-- What you need to do --
Extract everything from the first line through the line with "type Seg = [number, number, number];", both ends included, except for any pictures.

-- Dataset section --
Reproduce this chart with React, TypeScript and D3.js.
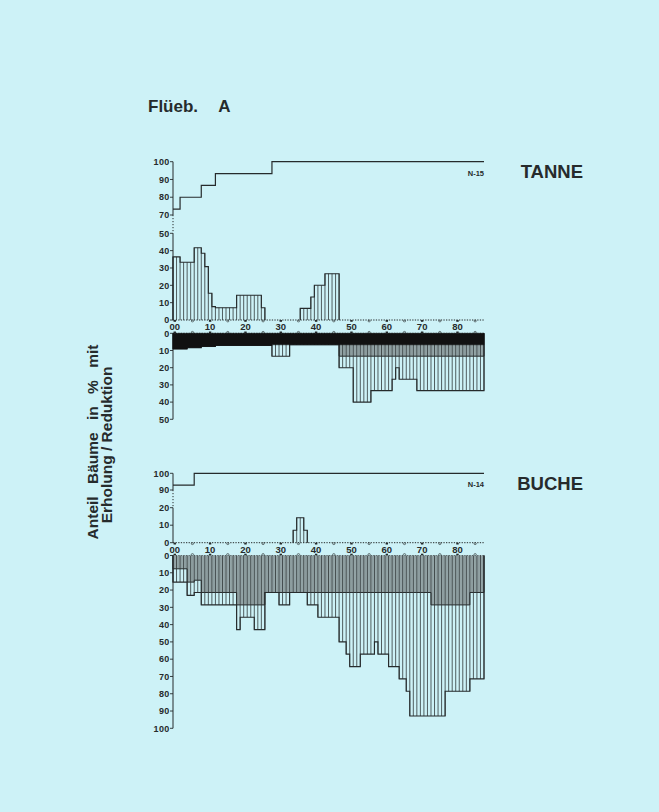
import React from "react";
import * as d3 from "d3";

type Seg = [number, number, number];

// ---------- data ----------
const yearDomain: [number, number] = [0, 88];
const xTickYears = [0, 10, 20, 30, 40, 50, 60, 70, 80];
const xTickLabels = ["00", "10", "20", "30", "40", "50", "60", "70", "80"];
const xMinorYears = [5, 15, 25, 35, 45, 55, 65, 75, 85];

// TANNE
const tanneSurvival: Seg[] = [[0, 2, 73.3], [2, 8, 80], [8, 12, 86.7], [12, 28, 93.3], [28, 88, 100]];
const tanneErholung: Seg[] = [
  [0, 2, 36.4], [2, 6, 33.3], [6, 8, 41.7], [8, 9, 38.5], [9, 10, 30.8], [10, 11, 15.4],
  [11, 12, 7.7], [12, 18, 7.1], [18, 25, 14.3], [25, 26, 7.1], [36, 39, 6.7], [39, 40, 13.3],
  [40, 43, 20], [43, 47, 26.7],
];
const tanneReduktionSchwarz: Seg[] = [[0, 4, 9.1], [4, 8, 8.3], [8, 12, 7.7], [12, 28, 7.1], [28, 88, 6.7]];
const tanneReduktionDicht: Seg[] = [[47, 88, 13.3]];
const tanneReduktion: Seg[] = [
  [28, 33, 13.3], [47, 51, 20], [51, 56, 40], [56, 62, 33.3], [62, 63, 26.7], [63, 64, 20],
  [64, 69, 26.7], [69, 88, 33.3],
];
const tanneUpperTicks = [100, 90, 80, 70];
const tanneLowerTicks = [50, 40, 30, 20, 10, 0];
const tanneRedTicks = [0, 10, 20, 30, 40, 50];

// BUCHE
const bucheSurvival: Seg[] = [[0, 6, 92.9], [6, 88, 100]];
const bucheErholung: Seg[] = [[34, 35, 7.1], [35, 37, 14.3], [37, 38, 7.1]];
const bucheReduktionSchwarz: Seg[] = [];
const bucheReduktionDicht: Seg[] = [
  [0, 4, 7.7], [4, 6, 15.4], [6, 8, 14.3], [8, 18, 21.4], [18, 26, 28.6], [26, 73, 21.4],
  [73, 84, 28.6], [84, 88, 21.4],
];
const bucheReduktion: Seg[] = [
  [0, 4, 15.4], [4, 6, 23.1], [6, 8, 21.4], [8, 18, 28.6], [18, 19, 42.9], [19, 23, 35.7],
  [23, 26, 42.9], [26, 30, 21.4], [30, 33, 28.6], [33, 38, 21.4], [38, 41, 28.6], [41, 47, 35.7],
  [47, 49, 50], [49, 50, 57.1], [50, 53, 64.3], [53, 57, 57.1], [57, 58, 50], [58, 61, 57.1],
  [61, 64, 64.3], [64, 66, 71.4], [66, 67, 78.6], [67, 77, 92.9], [77, 84, 78.6], [84, 88, 71.4],
];
const bucheUpperTicks = [100, 90];
const bucheLowerTicks = [20, 10, 0];
const bucheRedTicks = [0, 10, 20, 30, 40, 50, 60, 70, 80, 90, 100];

// ---------- style ----------
const BG = "#cdf2f7";
const INK = "#262b2c";
const DENSE = "#9aabad";
const FONT = "'Liberation Sans', Arial, Helvetica, sans-serif";

const N = yearDomain[1];
const x = d3.scaleLinear().domain(yearDomain).range([173, 484]);

function expand(segs: Seg[]): number[] {
  const v = new Array(N).fill(0);
  segs.forEach(([a, b, val]) => {
    for (let i = a; i < b; i++) v[i] = val;
  });
  return v;
}

function runsPath(vals: number[], y: (v: number) => number, base: number, close = false): string {
  const p = d3.path();
  let i = 0;
  while (i < vals.length) {
    if (vals[i] <= 0) { i++; continue; }
    const s = i;
    p.moveTo(x(s), base);
    while (i < vals.length && vals[i] > 0) {
      p.lineTo(x(i), y(vals[i]));
      p.lineTo(x(i + 1), y(vals[i]));
      i++;
    }
    p.lineTo(x(i), base);
    if (close) p.closePath();
  }
  return p.toString();
}

function Hatch({ vals, y }: { vals: number[]; y: (v: number) => number }) {
  const lines = [];
  for (let b = 0; b <= vals.length; b++) {
    const h = Math.max(vals[b - 1] ?? 0, vals[b] ?? 0);
    if (h > 0) lines.push(<line key={b} x1={x(b)} x2={x(b)} y1={y(0)} y2={y(h)} />);
  }
  return <g stroke={INK} strokeWidth={0.75}>{lines}</g>;
}

function DenseStripes({ vals, y }: { vals: number[]; y: (v: number) => number }) {
  const lines = [];
  for (let i = 0; i < vals.length; i++) {
    if (vals[i] > 0) {
      const xm = (x(i) + x(i + 1)) / 2;
      lines.push(<line key={i} x1={xm} x2={xm} y1={y(0)} y2={y(vals[i])} />);
    }
  }
  return <g stroke="#7c8c8f" strokeWidth={0.5}>{lines}</g>;
}

function YTicks({ ticks, y, tickX = 173 }: { ticks: number[]; y: (v: number) => number; tickX?: number }) {
  return (
    <g>
      {ticks.map((t) => (
        <g key={t}>
          <line x1={tickX - 3} x2={tickX} y1={y(t)} y2={y(t)} stroke={INK} strokeWidth={0.9} />
          <text x={tickX - 3.5} y={y(t) + 3.2} textAnchor="end" fontSize={9} fontWeight="bold"
            fontFamily={FONT} fill={INK} letterSpacing={0.3}>{t}</text>
        </g>
      ))}
    </g>
  );
}

function XStrip({ yTop, yBot }: { yTop: number; yBot: number }) {
  const mid = (yTop + yBot) / 2;
  return (
    <g>
      <line x1={x(0)} x2={x(N)} y1={yTop} y2={yTop} stroke={INK} strokeWidth={1} strokeDasharray="1.3,1.3" />
      <line x1={x(0)} x2={x(N)} y1={yBot} y2={yBot} stroke={INK} strokeWidth={1} strokeDasharray="1.3,1.3" />
      {xTickYears.map((yr) => (
        <g key={yr}>
          <rect x={x(yr + 0.5) - 1.2} y={yTop} width={2.4} height={1.8} fill={INK} />
          <rect x={x(yr + 0.5) - 1.2} y={yBot - 1.8} width={2.4} height={1.8} fill={INK} />
        </g>
      ))}
      {xMinorYears.map((yr) => (
        <g key={yr} fill="none" stroke={INK} strokeWidth={0.6}>
          <ellipse cx={x(yr + 0.5)} cy={yTop + 1} rx={1.2} ry={0.9} />
          <ellipse cx={x(yr + 0.5)} cy={yBot - 1} rx={1.2} ry={0.9} />
        </g>
      ))}
      {xTickYears.map((yr, i) => (
        <text key={yr} x={x(yr + 0.5)} y={mid + 3.4} textAnchor="middle" fontSize={9.5} fontWeight="bold"
          fontFamily={FONT} fill={INK}>{xTickLabels[i]}</text>
      ))}
    </g>
  );
}

function SurvivalLine({ segs, y }: { segs: Seg[]; y: (v: number) => number }) {
  const p = d3.path();
  segs.forEach(([a, b, v], i) => {
    if (i === 0) p.moveTo(x(a), y(v));
    else p.lineTo(x(a), y(v));
    p.lineTo(x(b), y(v));
  });
  return <path d={p.toString()} fill="none" stroke={INK} strokeWidth={1.2} />;
}

interface PanelProps {
  survival: Seg[];
  erholung: Seg[];
  schwarz: Seg[];
  dicht: Seg[];
  reduktion: Seg[];
  upperTicks: number[];
  lowerTicks: number[];
  redTicks: number[];
  yU: d3.ScaleLinear<number, number>;
  yL: d3.ScaleLinear<number, number>;
  yR: d3.ScaleLinear<number, number>;
  nLabel: string;
}

function Panel(p: PanelProps) {
  const ero = expand(p.erholung);
  const blk = expand(p.schwarz);
  const dns = expand(p.dicht);
  const red = expand(p.reduktion);
  const tot = red.map((v, i) => Math.max(v, dns[i], blk[i]));
  const uMin = d3.min(p.upperTicks) as number;
  const uMax = d3.max(p.upperTicks) as number;
  const lMax = d3.max(p.lowerTicks) as number;
  const rMax = d3.max(p.redTicks) as number;
  const yU = p.yU, yL = p.yL, yR = p.yR;
  return (
    <g>
      {/* axes */}
      <line x1={x(0)} x2={x(0)} y1={yU(uMax)} y2={yU(uMin)} stroke={INK} strokeWidth={1} />
      <line x1={x(0)} x2={x(0)} y1={yU(uMin)} y2={yL(lMax)} stroke={INK} strokeWidth={1} strokeDasharray="1.2,1.8" />
      <line x1={x(0)} x2={x(0)} y1={yL(lMax)} y2={yL(0)} stroke={INK} strokeWidth={1} />
      <line x1={x(0)} x2={x(0)} y1={yR(0)} y2={yR(rMax)} stroke={INK} strokeWidth={1} />
      <YTicks ticks={p.upperTicks} y={yU} />
      <YTicks ticks={p.lowerTicks} y={yL} />
      <YTicks ticks={p.redTicks} y={yR} />
      <XStrip yTop={yL(0)} yBot={yR(0)} />

      {/* survival */}
      <SurvivalLine segs={p.survival} y={yU} />
      <text x={x(N)} y={yU(100) + 14} textAnchor="end" fontSize={7.5} fontWeight="bold" fontFamily={FONT}
        fill={INK}>{p.nLabel}</text>

      {/* Erholung */}
      <Hatch vals={ero} y={yL} />
      <path d={runsPath(ero, yL, yL(0))} fill="none" stroke={INK} strokeWidth={1.1} />

      {/* Reduktion */}
      <path d={runsPath(dns, yR, yR(0), true)} fill={DENSE} stroke="none" />
      <DenseStripes vals={dns} y={yR} />
      <Hatch vals={tot} y={yR} />
      <path d={runsPath(dns, yR, yR(0))} fill="none" stroke={INK} strokeWidth={1} />
      <path d={runsPath(tot, yR, yR(0))} fill="none" stroke={INK} strokeWidth={1.1} />
      <path d={runsPath(blk, yR, yR(0), true)} fill="#111" stroke="#111" strokeWidth={0.5} />
    </g>
  );
}

export default function App() {
  const tU = d3.scaleLinear().domain([70, 100]).range([215, 161.7]);
  const tL = d3.scaleLinear().domain([0, 50]).range([320, 233.3]);
  const tR = d3.scaleLinear().domain([0, 50]).range([333.3, 419.3]);
  const bU = d3.scaleLinear().domain([90, 100]).range([490, 473.3]);
  const bL = d3.scaleLinear().domain([0, 20]).range([542.7, 507.7]);
  const bR = d3.scaleLinear().domain([0, 100]).range([555.5, 728.3]);
  return (
    <svg width={659} height={812} style={{ position: "absolute", left: 0, top: 0, display: "block" }}>
      <rect x={0} y={0} width={659} height={812} fill={BG} />
      <text x={148} y={112} fontSize={17} fontWeight="bold" fontFamily={FONT} fill={INK} wordSpacing={16}>
        Flüeb. A
      </text>
      <text x={583} y={178} textAnchor="end" fontSize={18.5} fontWeight="bold" fontFamily={FONT} fill={INK}>TANNE</text>
      <text x={583} y={490} textAnchor="end" fontSize={18.5} fontWeight="bold" fontFamily={FONT} fill={INK}>BUCHE</text>
      <g fontSize={15.5} fontWeight="bold" fontFamily={FONT} fill={INK} textAnchor="middle">
        <text transform="translate(97.5,442) rotate(-90)" wordSpacing={8}>Anteil Bäume in % mit</text>
        <text transform="translate(112,445) rotate(-90)">Erholung / Reduktion</text>
      </g>
      <Panel survival={tanneSurvival} erholung={tanneErholung} schwarz={tanneReduktionSchwarz}
        dicht={tanneReduktionDicht} reduktion={tanneReduktion} upperTicks={tanneUpperTicks}
        lowerTicks={tanneLowerTicks} redTicks={tanneRedTicks} yU={tU} yL={tL} yR={tR} nLabel="N-15" />
      <Panel survival={bucheSurvival} erholung={bucheErholung} schwarz={bucheReduktionSchwarz}
        dicht={bucheReduktionDicht} reduktion={bucheReduktion} upperTicks={bucheUpperTicks}
        lowerTicks={bucheLowerTicks} redTicks={bucheRedTicks} yU={bU} yL={bL} yR={bR} nLabel="N-14" />
    </svg>
  );
}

-- Final result --
Reproduce this chart with React, TypeScript and D3.js.
import React from "react";
import * as d3 from "d3";

type Seg = [number, number, number];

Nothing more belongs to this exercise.